» **Dataset extract**:
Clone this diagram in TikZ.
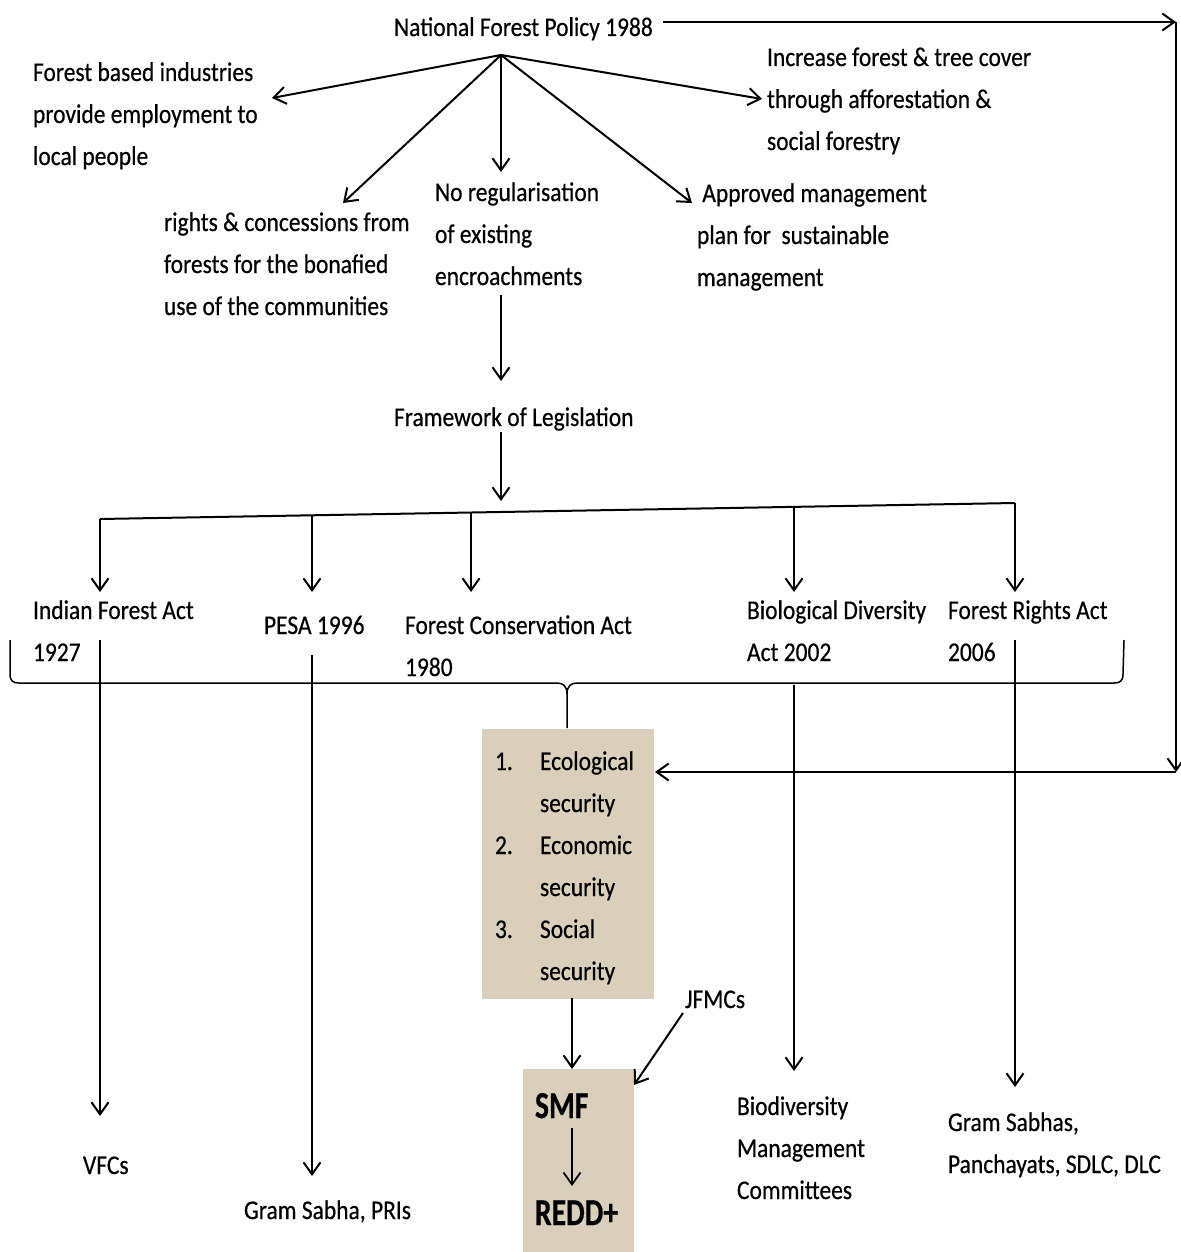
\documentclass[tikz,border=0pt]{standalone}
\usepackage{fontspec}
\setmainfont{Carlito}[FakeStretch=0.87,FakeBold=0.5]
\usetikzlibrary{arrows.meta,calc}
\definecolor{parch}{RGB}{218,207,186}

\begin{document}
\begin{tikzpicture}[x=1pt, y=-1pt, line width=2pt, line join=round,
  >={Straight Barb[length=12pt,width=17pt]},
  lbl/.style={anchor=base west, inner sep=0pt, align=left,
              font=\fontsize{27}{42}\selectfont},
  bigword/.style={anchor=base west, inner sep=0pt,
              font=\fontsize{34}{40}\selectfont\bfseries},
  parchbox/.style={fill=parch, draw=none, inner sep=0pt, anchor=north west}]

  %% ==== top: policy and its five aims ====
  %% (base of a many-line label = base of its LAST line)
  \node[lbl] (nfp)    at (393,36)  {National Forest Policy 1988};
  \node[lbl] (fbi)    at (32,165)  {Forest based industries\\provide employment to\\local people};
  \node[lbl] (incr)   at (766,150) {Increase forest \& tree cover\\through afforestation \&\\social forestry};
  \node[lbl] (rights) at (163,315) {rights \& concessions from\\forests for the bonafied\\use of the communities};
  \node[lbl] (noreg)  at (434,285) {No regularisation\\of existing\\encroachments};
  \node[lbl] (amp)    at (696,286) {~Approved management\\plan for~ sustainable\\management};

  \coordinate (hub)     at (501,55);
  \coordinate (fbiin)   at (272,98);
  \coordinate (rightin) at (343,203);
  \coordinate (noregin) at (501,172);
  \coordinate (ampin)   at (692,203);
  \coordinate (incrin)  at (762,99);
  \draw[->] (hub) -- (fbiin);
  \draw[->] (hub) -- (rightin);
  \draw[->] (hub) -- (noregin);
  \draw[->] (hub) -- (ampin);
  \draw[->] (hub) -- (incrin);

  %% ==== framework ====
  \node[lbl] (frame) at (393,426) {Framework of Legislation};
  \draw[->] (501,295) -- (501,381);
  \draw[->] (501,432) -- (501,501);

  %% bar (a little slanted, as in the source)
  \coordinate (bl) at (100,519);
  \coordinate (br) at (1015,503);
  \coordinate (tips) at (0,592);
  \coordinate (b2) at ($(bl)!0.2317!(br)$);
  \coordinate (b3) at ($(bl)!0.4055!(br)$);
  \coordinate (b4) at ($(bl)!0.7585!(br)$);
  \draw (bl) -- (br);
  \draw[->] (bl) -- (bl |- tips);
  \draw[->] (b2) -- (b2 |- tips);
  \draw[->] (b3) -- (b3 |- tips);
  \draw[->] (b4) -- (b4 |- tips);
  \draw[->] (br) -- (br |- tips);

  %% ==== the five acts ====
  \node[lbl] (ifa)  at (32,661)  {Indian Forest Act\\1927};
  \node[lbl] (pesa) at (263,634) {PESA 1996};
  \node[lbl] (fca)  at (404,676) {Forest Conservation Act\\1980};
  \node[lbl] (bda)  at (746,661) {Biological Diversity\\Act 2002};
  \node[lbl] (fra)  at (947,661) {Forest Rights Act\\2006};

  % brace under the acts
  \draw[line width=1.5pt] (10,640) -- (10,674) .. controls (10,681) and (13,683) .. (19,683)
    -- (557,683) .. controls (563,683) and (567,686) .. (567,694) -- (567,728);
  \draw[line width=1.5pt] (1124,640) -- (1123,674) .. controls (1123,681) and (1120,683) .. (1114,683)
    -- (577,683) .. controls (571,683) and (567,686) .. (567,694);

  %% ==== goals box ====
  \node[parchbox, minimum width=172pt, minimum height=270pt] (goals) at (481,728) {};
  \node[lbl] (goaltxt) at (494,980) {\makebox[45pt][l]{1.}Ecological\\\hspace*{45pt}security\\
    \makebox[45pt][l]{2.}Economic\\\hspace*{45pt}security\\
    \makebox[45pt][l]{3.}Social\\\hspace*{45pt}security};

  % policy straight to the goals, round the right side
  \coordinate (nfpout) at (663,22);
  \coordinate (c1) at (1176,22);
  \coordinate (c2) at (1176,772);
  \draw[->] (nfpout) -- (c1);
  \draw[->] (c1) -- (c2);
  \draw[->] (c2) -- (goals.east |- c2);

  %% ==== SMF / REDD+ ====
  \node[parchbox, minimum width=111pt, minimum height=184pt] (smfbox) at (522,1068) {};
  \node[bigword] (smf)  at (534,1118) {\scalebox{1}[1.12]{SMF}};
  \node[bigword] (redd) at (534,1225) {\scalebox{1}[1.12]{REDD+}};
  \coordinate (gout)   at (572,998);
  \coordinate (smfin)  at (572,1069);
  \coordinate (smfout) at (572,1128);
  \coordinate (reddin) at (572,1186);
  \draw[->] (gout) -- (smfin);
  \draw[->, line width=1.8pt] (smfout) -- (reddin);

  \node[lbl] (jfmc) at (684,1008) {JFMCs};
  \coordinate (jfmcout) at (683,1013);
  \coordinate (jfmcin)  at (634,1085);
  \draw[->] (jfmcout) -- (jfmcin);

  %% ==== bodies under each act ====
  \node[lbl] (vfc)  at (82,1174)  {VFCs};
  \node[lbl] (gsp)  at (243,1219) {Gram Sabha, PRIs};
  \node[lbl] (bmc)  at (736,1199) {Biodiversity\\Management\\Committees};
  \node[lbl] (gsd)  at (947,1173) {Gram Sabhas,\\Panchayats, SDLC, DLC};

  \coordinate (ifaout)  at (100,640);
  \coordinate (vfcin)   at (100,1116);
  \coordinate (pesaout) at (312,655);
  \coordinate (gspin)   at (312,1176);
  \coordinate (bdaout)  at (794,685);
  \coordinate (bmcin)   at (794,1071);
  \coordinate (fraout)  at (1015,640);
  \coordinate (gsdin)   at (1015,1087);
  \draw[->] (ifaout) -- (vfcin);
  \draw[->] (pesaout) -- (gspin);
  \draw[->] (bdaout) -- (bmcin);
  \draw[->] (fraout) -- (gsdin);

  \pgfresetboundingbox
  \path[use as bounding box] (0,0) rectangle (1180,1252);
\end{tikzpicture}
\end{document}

» **Exercise description**:
Do not include the images; transcribe the rest of the listing exactly.

» **Problem solution**:
Clone this diagram in TikZ.
\documentclass[tikz,border=0pt]{standalone}
\usepackage{fontspec}
\setmainfont{Carlito}[FakeStretch=0.87,FakeBold=0.5]
\usetikzlibrary{arrows.meta,calc}
\definecolor{parch}{RGB}{218,207,186}

\begin{document}
\begin{tikzpicture}[x=1pt, y=-1pt, line width=2pt, line join=round,
  >={Straight Barb[length=12pt,width=17pt]},
  lbl/.style={anchor=base west, inner sep=0pt, align=left,
              font=\fontsize{27}{42}\selectfont},
  bigword/.style={anchor=base west, inner sep=0pt,
              font=\fontsize{34}{40}\selectfont\bfseries},
  parchbox/.style={fill=parch, draw=none, inner sep=0pt, anchor=north west}]

  %% ==== top: policy and its five aims ====
  %% (base of a many-line label = base of its LAST line)
  \node[lbl] (nfp)    at (393,36)  {National Forest Policy 1988};
  \node[lbl] (fbi)    at (32,165)  {Forest based industries\\provide employment to\\local people};
  \node[lbl] (incr)   at (766,150) {Increase forest \& tree cover\\through afforestation \&\\social forestry};
  \node[lbl] (rights) at (163,315) {rights \& concessions from\\forests for the bonafied\\use of the communities};
  \node[lbl] (noreg)  at (434,285) {No regularisation\\of existing\\encroachments};
  \node[lbl] (amp)    at (696,286) {~Approved management\\plan for~ sustainable\\management};

  \coordinate (hub)     at (501,55);
  \coordinate (fbiin)   at (272,98);
  \coordinate (rightin) at (343,203);
  \coordinate (noregin) at (501,172);
  \coordinate (ampin)   at (692,203);
  \coordinate (incrin)  at (762,99);
  \draw[->] (hub) -- (fbiin);
  \draw[->] (hub) -- (rightin);
  \draw[->] (hub) -- (noregin);
  \draw[->] (hub) -- (ampin);
  \draw[->] (hub) -- (incrin);

  %% ==== framework ====
  \node[lbl] (frame) at (393,426) {Framework of Legislation};
  \draw[->] (501,295) -- (501,381);
  \draw[->] (501,432) -- (501,501);

  %% bar (a little slanted, as in the source)
  \coordinate (bl) at (100,519);
  \coordinate (br) at (1015,503);
  \coordinate (tips) at (0,592);
  \coordinate (b2) at ($(bl)!0.2317!(br)$);
  \coordinate (b3) at ($(bl)!0.4055!(br)$);
  \coordinate (b4) at ($(bl)!0.7585!(br)$);
  \draw (bl) -- (br);
  \draw[->] (bl) -- (bl |- tips);
  \draw[->] (b2) -- (b2 |- tips);
  \draw[->] (b3) -- (b3 |- tips);
  \draw[->] (b4) -- (b4 |- tips);
  \draw[->] (br) -- (br |- tips);

  %% ==== the five acts ====
  \node[lbl] (ifa)  at (32,661)  {Indian Forest Act\\1927};
  \node[lbl] (pesa) at (263,634) {PESA 1996};
  \node[lbl] (fca)  at (404,676) {Forest Conservation Act\\1980};
  \node[lbl] (bda)  at (746,661) {Biological Diversity\\Act 2002};
  \node[lbl] (fra)  at (947,661) {Forest Rights Act\\2006};

  % brace under the acts
  \draw[line width=1.5pt] (10,640) -- (10,674) .. controls (10,681) and (13,683) .. (19,683)
    -- (557,683) .. controls (563,683) and (567,686) .. (567,694) -- (567,728);
  \draw[line width=1.5pt] (1124,640) -- (1123,674) .. controls (1123,681) and (1120,683) .. (1114,683)
    -- (577,683) .. controls (571,683) and (567,686) .. (567,694);

  %% ==== goals box ====
  \node[parchbox, minimum width=172pt, minimum height=270pt] (goals) at (481,728) {};
  \node[lbl] (goaltxt) at (494,980) {\makebox[45pt][l]{1.}Ecological\\\hspace*{45pt}security\\
    \makebox[45pt][l]{2.}Economic\\\hspace*{45pt}security\\
    \makebox[45pt][l]{3.}Social\\\hspace*{45pt}security};

  % policy straight to the goals, round the right side
  \coordinate (nfpout) at (663,22);
  \coordinate (c1) at (1176,22);
  \coordinate (c2) at (1176,772);
  \draw[->] (nfpout) -- (c1);
  \draw[->] (c1) -- (c2);
  \draw[->] (c2) -- (goals.east |- c2);

  %% ==== SMF / REDD+ ====
  \node[parchbox, minimum width=111pt, minimum height=184pt] (smfbox) at (522,1068) {};
  \node[bigword] (smf)  at (534,1118) {\scalebox{1}[1.12]{SMF}};
  \node[bigword] (redd) at (534,1225) {\scalebox{1}[1.12]{REDD+}};
  \coordinate (gout)   at (572,998);
  \coordinate (smfin)  at (572,1069);
  \coordinate (smfout) at (572,1128);
  \coordinate (reddin) at (572,1186);
  \draw[->] (gout) -- (smfin);
  \draw[->, line width=1.8pt] (smfout) -- (reddin);

  \node[lbl] (jfmc) at (684,1008) {JFMCs};
  \coordinate (jfmcout) at (683,1013);
  \coordinate (jfmcin)  at (634,1085);
  \draw[->] (jfmcout) -- (jfmcin);

  %% ==== bodies under each act ====
  \node[lbl] (vfc)  at (82,1174)  {VFCs};
  \node[lbl] (gsp)  at (243,1219) {Gram Sabha, PRIs};
  \node[lbl] (bmc)  at (736,1199) {Biodiversity\\Management\\Committees};
  \node[lbl] (gsd)  at (947,1173) {Gram Sabhas,\\Panchayats, SDLC, DLC};

  \coordinate (ifaout)  at (100,640);
  \coordinate (vfcin)   at (100,1116);
  \coordinate (pesaout) at (312,655);
  \coordinate (gspin)   at (312,1176);
  \coordinate (bdaout)  at (794,685);
  \coordinate (bmcin)   at (794,1071);
  \coordinate (fraout)  at (1015,640);
  \coordinate (gsdin)   at (1015,1087);
  \draw[->] (ifaout) -- (vfcin);
  \draw[->] (pesaout) -- (gspin);
  \draw[->] (bdaout) -- (bmcin);
  \draw[->] (fraout) -- (gsdin);

  \pgfresetboundingbox
  \path[use as bounding box] (0,0) rectangle (1180,1252);
\end{tikzpicture}
\end{document}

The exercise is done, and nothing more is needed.